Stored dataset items
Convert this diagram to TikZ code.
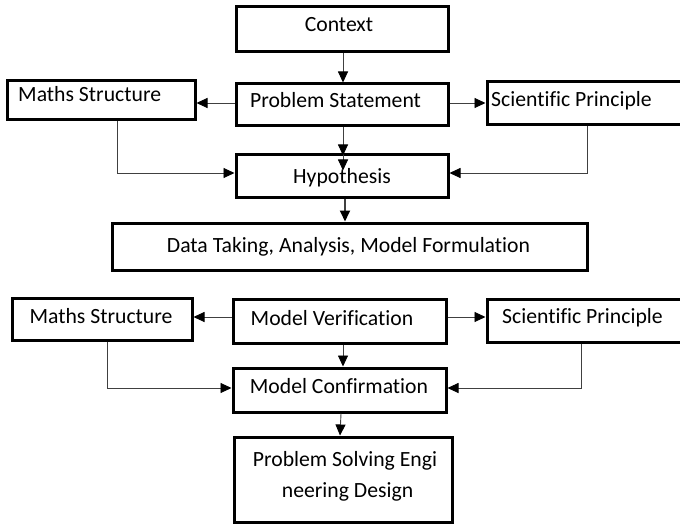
\documentclass[tikz,border=0pt]{standalone}
\usepackage{fontspec}
\setmainfont{Carlito}[Ligatures=NoCommon,RawFeature={-liga;-dlig;-clig}]
\usetikzlibrary{arrows.meta,calc}

\tikzset{
  box/.style={draw=black, line width=3pt, inner sep=0pt, rectangle},
  lbl/.style={inner sep=0pt, font=\fontsize{21.7}{26}\selectfont},
  link/.style={draw=black!75, line width=0.9pt,
    -{Triangle[length=11pt,width=10pt,color=black]}},
  twotip/.style={draw=black!75, line width=0.9pt,
    -{Triangle[length=11pt,width=10pt,sep=4pt,color=black]Triangle[length=11pt,width=10pt,color=black]}},
}

\begin{document}
\begin{tikzpicture}[x=1pt,y=-1pt]
\useasboundingbox (0,0) rectangle (680,524);

% upper block
\node[box, minimum width=212pt, minimum height=45pt] (ctx) at (342,29.5) {};
\node[box, minimum width=212pt, minimum height=42pt] (ps)  at (342,105) {};
\node[box, minimum width=188pt, minimum height=39pt] (ms1) at (101,100.5) {};
\node[box, minimum width=213pt, minimum height=43pt] (sp1) at (593.5,103.5) {};
\node[box, minimum width=212pt, minimum height=42pt] (hyp) at (342,176) {};
\node[box, minimum width=475pt, minimum height=47pt] (data) at (349.5,246.5) {};

% lower block
\node[box, minimum width=180pt, minimum height=42pt] (ms2) at (102,319) {};
\node[box, minimum width=213pt, minimum height=44pt] (mv)  at (339.5,321) {};
\node[box, minimum width=213pt, minimum height=43pt] (sp2) at (593.5,320.5) {};
\node[box, minimum width=213pt, minimum height=44pt] (mc)  at (339.5,390) {};
\node[box, minimum width=218pt, minimum height=85pt] (psd) at (343,479.5) {};

% texts
\node[lbl, anchor=base] (tctx) at (339,32) {Context};
\node[lbl, anchor=base] (tps) at (335.5,108) {Problem Statement};
\node[lbl, anchor=base west] (tms1) at (18,102) {Maths Structure};
\node[lbl, anchor=base west] (tsp1) at (491,107) {Scientific Principle};
\node[lbl, anchor=base] (thyp) at (342,183) {Hypothesis};
\node[lbl, anchor=base] (tdata) at (348.5,252) {Data Taking, Analysis, Model Formulation};
\node[lbl, anchor=base] (tms2) at (101,323) {Maths Structure};
\node[lbl, anchor=base] (tmv) at (332,325) {Model Verification};
\node[lbl, anchor=base west] (tsp2) at (502,323) {Scientific Principle};
\node[lbl, anchor=base] (tmc) at (339,393) {Model Confirmation};
\node[lbl, anchor=base] (tpsdA) at (345,466) {Problem Solving Engi};
\node[lbl, anchor=base] (tpsdB) at (347.5,497) {neering Design};

% side exits of the central boxes
\coordinate (psL) at ([yshift=2pt]ps.west);
\coordinate (psR) at ([yshift=2pt]ps.east);
\coordinate (mvL) at ([yshift=4pt]mv.west);
\coordinate (mvR) at ([yshift=4pt]mv.east);

% connectors, upper block
\draw[link] ([xshift=1pt]ctx.south) -- ([xshift=1pt]ps.north);
\draw[link] (psL) -- (ms1.east |- psL);
\draw[link] (psR) -- (sp1.west |- psR);
\draw[twotip] ([xshift=1pt]ps.south) -- ([xshift=1pt,yshift=-17pt]hyp.north);
\draw[link] ([xshift=16pt]ms1.south) |- ([yshift=3pt]hyp.west);
\draw[link] ([xshift=-6.5pt]sp1.south) |- ([yshift=3pt]hyp.east);
\draw[link, line width=1.8pt] ([xshift=3pt]hyp.south) -- ([xshift=3pt]data.north -| hyp.south);

% connectors, lower block
\draw[link] (mvL) -- (ms2.east |- mvL);
\draw[link] (mvR) -- (sp2.west |- mvR);
\draw[link] ([xshift=3.5pt]mv.south) -- ([xshift=3.5pt]mc.north);
\draw[link] ([xshift=5pt]ms2.south) |- ([yshift=2pt]mc.west);
\draw[link] ([xshift=-12.5pt]sp2.south) |- ([yshift=2pt]mc.east);
\draw[link] ([xshift=1.5pt]mc.south) -- ([xshift=0.5pt]psd.north -| mc.south);
\end{tikzpicture}
\end{document}
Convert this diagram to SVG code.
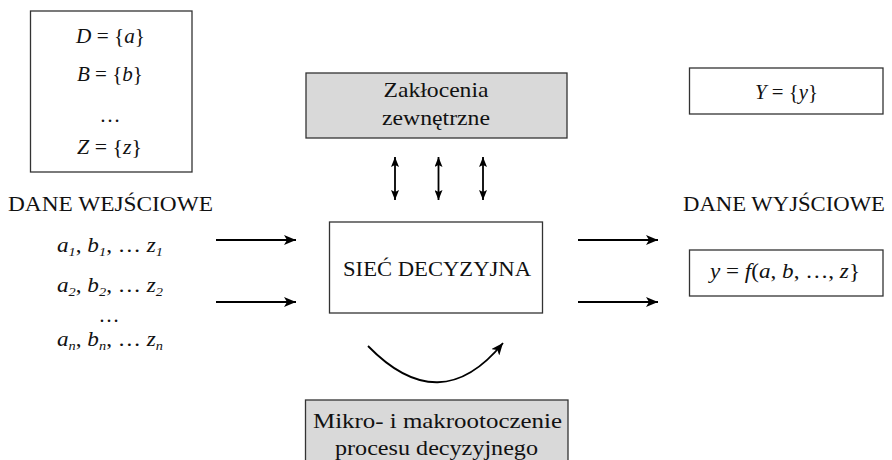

### WHAT IS EXPECTED
Print exactly the first line of the entries and every line after it through the one that contains "minimum width=218pt, minimum", leaving the pictures out.

### FULL OUTPUT
Convert this diagram to TikZ code.
\documentclass[tikz,border=0pt]{standalone}
\usepackage{fontspec}
\setmainfont{Carlito}[Ligatures=NoCommon,RawFeature={-liga;-dlig;-clig}]
\usetikzlibrary{arrows.meta,calc}

\tikzset{
  box/.style={draw=black, line width=3pt, inner sep=0pt, rectangle},
  lbl/.style={inner sep=0pt, font=\fontsize{21.7}{26}\selectfont},
  link/.style={draw=black!75, line width=0.9pt,
    -{Triangle[length=11pt,width=10pt,color=black]}},
  twotip/.style={draw=black!75, line width=0.9pt,
    -{Triangle[length=11pt,width=10pt,sep=4pt,color=black]Triangle[length=11pt,width=10pt,color=black]}},
}

\begin{document}
\begin{tikzpicture}[x=1pt,y=-1pt]
\useasboundingbox (0,0) rectangle (680,524);

% upper block
\node[box, minimum width=212pt, minimum height=45pt] (ctx) at (342,29.5) {};
\node[box, minimum width=212pt, minimum height=42pt] (ps)  at (342,105) {};
\node[box, minimum width=188pt, minimum height=39pt] (ms1) at (101,100.5) {};
\node[box, minimum width=213pt, minimum height=43pt] (sp1) at (593.5,103.5) {};
\node[box, minimum width=212pt, minimum height=42pt] (hyp) at (342,176) {};
\node[box, minimum width=475pt, minimum height=47pt] (data) at (349.5,246.5) {};

% lower block
\node[box, minimum width=180pt, minimum height=42pt] (ms2) at (102,319) {};
\node[box, minimum width=213pt, minimum height=44pt] (mv)  at (339.5,321) {};
\node[box, minimum width=213pt, minimum height=43pt] (sp2) at (593.5,320.5) {};
\node[box, minimum width=213pt, minimum height=44pt] (mc)  at (339.5,390) {};
\node[box, minimum width=218pt, minimum height=85pt] (psd) at (343,479.5) {};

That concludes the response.